= Second Class Male/Time to Go =

"Second Class Male" and "Time to Go" were a series of 12 spoof newspaper columns written by Chris Morris and Robert Katz under the pseudonym Richard Geefe in The Observer in 1999.

"Second Class Male" was a feature column written by a handsome though ineffectual sort who has a lack of luck in life. After the sixth article, the writer of the column decides that on a certain date he will commit suicide, and the rest of his columns, retitled "Time To Go", will be written about the state of mind of someone knowing they are going to die on a particular date.
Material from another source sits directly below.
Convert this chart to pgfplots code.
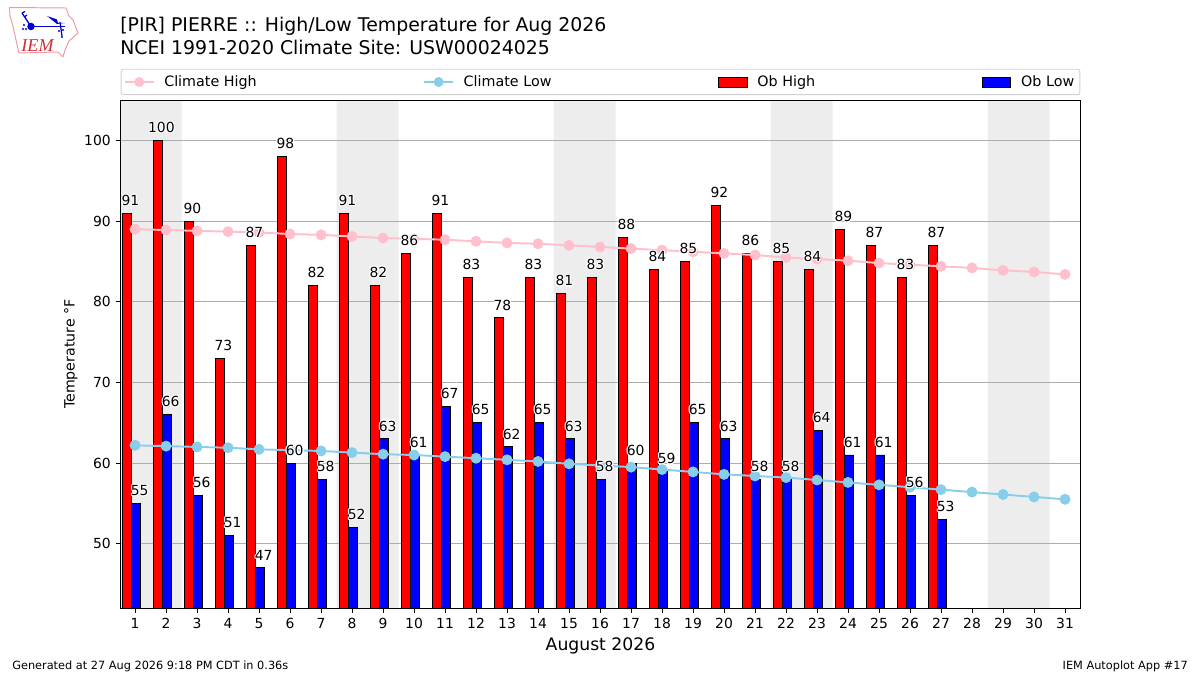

The last article, consisting of accounts by Geefe's dinner party guests on the night of his death, was published after Morris's co-authorship had been revealed.

The articles were presented as fact and not as a Chris Morris production, although the premise was very similar to a monologue from his Blue Jam radio programme, titled "Suicide Journalist" on the Blue Jam compilation CD. The last pseudonymous column included a man speared by frozen urine and a suicide by repeated jumps from a first floor window, both situations from earlier work by Morris.

The series attacked what some saw as the self-absorption of columnists writing about personal and domestic matters, and the quasi-fashion for columns about dying typified by those written by John Diamond and Ruth Picardie.

According to the IMDb a 7-minute short film (titled Second Class Male) based on the second column (in which Geefe gets locked out of his flat) was made in 2006.